RECORDED INFORMATION:
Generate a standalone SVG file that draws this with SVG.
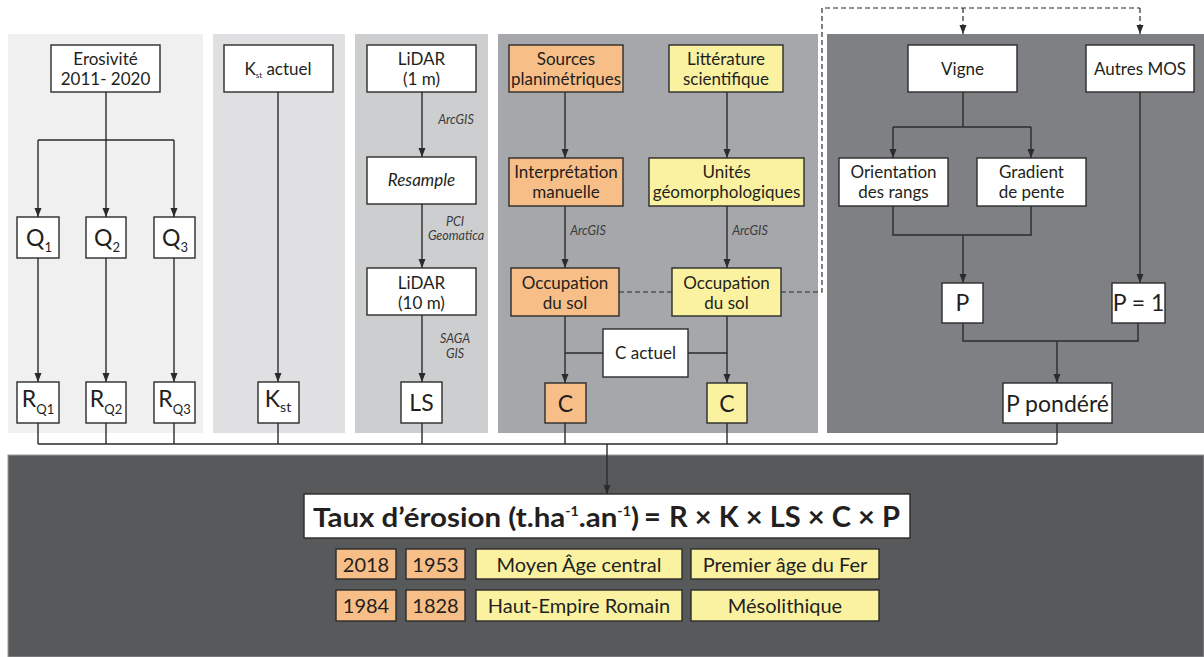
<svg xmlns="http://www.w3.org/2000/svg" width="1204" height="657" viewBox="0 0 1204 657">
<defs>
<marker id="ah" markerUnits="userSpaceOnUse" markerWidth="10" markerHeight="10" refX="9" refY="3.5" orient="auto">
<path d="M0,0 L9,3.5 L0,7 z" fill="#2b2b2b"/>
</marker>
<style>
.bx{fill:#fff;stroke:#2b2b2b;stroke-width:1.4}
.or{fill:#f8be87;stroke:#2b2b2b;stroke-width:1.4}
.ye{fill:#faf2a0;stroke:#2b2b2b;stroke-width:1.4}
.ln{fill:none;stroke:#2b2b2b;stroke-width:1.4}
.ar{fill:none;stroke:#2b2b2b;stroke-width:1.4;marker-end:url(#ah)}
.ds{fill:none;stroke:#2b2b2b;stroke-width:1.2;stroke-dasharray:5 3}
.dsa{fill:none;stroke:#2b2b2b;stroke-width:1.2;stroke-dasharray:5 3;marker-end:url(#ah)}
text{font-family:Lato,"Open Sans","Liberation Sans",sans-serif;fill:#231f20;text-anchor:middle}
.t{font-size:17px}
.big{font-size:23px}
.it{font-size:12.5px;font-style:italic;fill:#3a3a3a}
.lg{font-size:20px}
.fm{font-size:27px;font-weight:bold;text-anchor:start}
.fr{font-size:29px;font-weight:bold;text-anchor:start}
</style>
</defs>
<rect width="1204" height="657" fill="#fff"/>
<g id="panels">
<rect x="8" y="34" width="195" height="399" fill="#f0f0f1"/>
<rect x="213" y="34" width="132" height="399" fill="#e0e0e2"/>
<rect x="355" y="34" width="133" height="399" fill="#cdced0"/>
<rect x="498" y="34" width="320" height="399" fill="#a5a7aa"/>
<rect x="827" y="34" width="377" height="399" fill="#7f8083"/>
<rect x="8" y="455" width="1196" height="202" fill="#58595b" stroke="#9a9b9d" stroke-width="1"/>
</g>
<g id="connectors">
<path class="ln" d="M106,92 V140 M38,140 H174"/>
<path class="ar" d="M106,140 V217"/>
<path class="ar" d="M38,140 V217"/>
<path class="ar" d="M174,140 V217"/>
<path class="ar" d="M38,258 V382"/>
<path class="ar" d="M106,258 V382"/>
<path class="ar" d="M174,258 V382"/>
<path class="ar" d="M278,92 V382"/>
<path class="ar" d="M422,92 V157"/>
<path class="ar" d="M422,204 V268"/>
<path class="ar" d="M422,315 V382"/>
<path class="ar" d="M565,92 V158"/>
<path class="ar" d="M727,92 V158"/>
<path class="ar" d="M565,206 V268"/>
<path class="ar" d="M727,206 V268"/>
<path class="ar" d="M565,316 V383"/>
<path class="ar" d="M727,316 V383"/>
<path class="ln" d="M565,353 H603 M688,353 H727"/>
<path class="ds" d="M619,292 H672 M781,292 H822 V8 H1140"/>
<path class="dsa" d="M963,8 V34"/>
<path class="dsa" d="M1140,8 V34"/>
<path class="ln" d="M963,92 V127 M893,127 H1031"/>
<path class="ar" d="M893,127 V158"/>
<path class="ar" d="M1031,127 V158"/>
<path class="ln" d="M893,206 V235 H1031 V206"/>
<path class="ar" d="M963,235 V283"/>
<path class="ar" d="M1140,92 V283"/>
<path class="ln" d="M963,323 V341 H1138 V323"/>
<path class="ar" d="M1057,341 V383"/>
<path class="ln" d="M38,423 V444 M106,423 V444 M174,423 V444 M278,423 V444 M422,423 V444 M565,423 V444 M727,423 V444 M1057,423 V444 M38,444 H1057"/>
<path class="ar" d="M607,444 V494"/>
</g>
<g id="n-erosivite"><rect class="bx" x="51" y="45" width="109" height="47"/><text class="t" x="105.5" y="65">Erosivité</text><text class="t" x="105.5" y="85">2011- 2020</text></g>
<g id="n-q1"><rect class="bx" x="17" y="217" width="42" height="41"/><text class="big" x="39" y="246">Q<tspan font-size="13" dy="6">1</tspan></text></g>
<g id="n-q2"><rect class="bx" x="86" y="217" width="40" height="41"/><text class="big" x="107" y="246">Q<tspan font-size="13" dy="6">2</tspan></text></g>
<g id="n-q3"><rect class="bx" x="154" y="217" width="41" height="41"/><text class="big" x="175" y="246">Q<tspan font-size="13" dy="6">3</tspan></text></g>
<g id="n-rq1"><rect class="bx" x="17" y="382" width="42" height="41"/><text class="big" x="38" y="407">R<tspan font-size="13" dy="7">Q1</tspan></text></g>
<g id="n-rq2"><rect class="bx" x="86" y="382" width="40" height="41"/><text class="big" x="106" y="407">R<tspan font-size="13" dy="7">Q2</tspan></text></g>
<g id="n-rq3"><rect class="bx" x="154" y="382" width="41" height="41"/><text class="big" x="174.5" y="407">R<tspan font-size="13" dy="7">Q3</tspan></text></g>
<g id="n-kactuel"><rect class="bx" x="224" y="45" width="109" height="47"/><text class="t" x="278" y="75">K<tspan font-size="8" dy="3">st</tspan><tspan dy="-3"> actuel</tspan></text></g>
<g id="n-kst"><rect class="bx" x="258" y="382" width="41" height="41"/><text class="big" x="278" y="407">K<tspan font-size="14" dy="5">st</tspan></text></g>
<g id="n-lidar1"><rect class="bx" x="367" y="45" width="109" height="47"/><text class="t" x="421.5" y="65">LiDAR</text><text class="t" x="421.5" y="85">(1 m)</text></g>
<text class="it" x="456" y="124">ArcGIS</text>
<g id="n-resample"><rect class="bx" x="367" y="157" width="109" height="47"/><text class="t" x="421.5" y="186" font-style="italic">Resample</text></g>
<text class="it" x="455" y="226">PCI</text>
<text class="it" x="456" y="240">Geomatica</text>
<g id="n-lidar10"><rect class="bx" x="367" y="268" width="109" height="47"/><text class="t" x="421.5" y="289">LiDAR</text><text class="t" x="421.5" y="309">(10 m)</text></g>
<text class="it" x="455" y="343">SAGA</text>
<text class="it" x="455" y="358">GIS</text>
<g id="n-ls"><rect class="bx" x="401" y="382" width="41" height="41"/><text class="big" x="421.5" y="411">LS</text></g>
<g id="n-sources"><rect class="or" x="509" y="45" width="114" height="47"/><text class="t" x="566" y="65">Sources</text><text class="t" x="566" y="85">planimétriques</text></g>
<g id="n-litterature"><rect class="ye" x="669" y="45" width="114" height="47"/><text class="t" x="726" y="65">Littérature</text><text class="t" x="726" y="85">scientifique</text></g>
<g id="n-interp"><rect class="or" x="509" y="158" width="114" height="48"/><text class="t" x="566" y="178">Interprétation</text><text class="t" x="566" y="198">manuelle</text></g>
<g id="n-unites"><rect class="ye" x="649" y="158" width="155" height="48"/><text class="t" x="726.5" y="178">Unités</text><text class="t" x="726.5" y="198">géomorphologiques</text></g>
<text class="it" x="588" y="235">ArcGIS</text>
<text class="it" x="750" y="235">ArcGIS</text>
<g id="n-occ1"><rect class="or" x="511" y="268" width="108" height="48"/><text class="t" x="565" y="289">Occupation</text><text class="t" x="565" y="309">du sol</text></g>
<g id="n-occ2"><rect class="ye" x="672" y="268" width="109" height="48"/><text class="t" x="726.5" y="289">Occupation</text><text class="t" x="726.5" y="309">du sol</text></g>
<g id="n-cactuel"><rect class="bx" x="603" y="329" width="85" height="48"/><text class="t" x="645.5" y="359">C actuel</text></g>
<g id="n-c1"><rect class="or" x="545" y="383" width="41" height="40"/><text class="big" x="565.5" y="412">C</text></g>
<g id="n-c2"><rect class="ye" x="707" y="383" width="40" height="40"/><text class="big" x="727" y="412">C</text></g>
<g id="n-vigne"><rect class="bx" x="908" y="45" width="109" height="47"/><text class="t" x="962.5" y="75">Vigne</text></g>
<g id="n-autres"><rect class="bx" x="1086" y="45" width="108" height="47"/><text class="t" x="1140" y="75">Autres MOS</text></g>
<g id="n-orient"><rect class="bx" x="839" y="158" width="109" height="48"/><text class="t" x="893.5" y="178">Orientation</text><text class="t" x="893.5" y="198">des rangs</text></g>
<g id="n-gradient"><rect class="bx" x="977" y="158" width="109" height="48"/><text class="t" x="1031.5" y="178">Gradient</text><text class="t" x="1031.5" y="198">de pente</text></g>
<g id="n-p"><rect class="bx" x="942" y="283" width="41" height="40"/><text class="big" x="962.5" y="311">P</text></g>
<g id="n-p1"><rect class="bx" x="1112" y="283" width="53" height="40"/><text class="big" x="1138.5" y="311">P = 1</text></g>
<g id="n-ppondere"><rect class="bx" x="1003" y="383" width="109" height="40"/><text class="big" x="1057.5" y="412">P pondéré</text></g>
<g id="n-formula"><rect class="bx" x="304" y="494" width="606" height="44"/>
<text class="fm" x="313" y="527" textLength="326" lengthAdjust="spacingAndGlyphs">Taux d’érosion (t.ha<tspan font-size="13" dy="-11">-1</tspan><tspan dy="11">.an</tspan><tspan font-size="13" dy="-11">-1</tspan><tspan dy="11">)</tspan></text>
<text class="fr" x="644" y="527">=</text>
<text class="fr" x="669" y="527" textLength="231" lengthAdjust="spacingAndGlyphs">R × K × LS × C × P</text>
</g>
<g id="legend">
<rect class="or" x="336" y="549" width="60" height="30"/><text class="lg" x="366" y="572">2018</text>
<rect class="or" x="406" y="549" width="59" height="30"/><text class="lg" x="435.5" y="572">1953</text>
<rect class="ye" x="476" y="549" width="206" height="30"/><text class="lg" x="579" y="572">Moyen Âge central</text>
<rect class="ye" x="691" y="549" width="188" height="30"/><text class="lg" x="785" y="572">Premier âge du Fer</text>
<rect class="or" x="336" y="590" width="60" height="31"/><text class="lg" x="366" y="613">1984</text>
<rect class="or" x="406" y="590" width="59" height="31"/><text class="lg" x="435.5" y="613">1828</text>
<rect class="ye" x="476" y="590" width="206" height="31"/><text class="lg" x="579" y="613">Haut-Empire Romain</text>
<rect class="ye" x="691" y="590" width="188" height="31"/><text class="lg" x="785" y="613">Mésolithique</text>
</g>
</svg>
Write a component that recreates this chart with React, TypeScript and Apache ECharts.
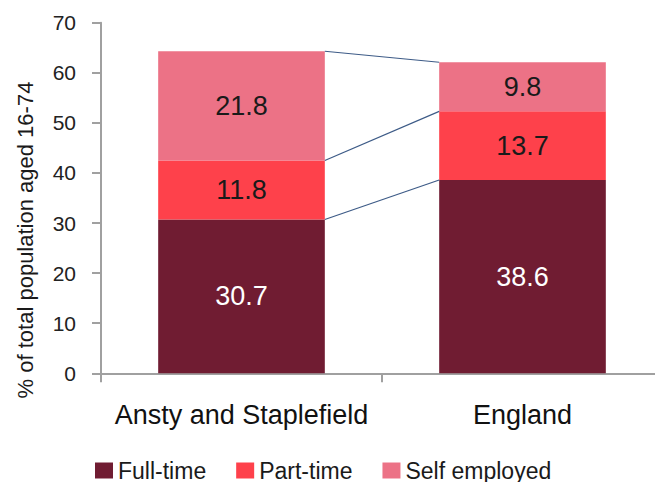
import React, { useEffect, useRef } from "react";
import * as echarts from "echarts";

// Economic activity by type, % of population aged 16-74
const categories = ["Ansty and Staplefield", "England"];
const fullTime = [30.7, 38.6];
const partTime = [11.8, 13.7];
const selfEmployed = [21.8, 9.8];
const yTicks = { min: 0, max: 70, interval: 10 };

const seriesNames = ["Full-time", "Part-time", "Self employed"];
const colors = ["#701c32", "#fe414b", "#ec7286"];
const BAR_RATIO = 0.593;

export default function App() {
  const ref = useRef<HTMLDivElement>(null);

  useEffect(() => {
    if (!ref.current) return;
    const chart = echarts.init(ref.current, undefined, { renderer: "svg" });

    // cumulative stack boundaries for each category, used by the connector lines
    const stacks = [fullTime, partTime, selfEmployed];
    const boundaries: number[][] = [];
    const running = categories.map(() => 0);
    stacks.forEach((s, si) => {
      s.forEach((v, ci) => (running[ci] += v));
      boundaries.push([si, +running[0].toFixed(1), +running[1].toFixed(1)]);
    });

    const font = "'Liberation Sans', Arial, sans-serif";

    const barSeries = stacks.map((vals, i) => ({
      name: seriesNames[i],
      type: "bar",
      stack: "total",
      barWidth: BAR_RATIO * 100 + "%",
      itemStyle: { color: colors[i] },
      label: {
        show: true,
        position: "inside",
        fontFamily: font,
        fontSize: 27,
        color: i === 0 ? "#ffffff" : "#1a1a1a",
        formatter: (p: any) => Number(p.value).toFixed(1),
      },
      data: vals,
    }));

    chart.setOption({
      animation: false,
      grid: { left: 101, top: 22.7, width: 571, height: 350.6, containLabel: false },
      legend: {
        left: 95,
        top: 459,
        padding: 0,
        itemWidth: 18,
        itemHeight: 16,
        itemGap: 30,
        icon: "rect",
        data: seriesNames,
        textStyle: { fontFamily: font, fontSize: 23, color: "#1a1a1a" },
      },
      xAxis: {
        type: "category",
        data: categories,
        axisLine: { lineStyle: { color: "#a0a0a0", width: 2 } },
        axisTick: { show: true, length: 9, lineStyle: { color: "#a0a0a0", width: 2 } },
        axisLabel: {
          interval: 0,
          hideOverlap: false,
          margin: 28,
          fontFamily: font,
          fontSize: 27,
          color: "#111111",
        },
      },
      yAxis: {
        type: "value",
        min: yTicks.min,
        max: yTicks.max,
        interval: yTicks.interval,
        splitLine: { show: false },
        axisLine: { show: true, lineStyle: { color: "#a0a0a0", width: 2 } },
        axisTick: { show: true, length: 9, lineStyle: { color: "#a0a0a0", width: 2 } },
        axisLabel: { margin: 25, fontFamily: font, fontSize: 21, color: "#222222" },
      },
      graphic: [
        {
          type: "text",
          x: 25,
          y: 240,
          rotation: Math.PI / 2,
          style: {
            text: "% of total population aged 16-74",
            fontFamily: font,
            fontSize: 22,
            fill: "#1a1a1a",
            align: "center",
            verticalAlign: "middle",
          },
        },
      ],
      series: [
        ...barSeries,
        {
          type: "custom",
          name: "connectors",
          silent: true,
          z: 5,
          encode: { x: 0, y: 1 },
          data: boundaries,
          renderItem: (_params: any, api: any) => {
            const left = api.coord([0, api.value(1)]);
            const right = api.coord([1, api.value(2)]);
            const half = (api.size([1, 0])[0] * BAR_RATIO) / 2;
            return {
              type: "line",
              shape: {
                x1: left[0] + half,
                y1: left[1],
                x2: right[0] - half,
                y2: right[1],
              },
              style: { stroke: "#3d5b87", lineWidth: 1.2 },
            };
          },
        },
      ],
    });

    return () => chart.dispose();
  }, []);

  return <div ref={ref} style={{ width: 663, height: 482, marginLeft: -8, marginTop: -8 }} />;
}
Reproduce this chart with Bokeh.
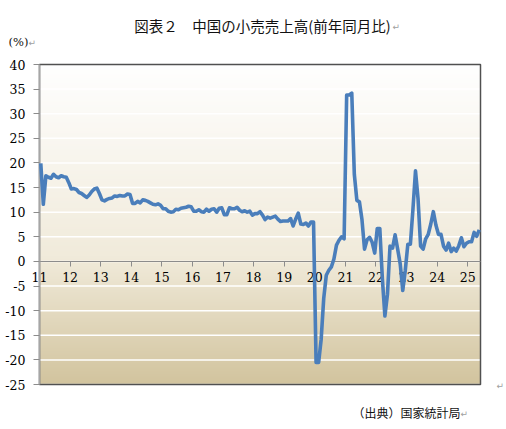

EXERCISE REQUIREMENTS:
Starting at the line that contains "Write a component" and ending at the line that contains "import * as", give the lines again exactly. Do not include the pictures.

FINAL RESULT:
Write a component that recreates this chart with React, TypeScript and Apache ECharts.
import React, { useEffect, useRef } from "react";
import * as echarts from "echarts";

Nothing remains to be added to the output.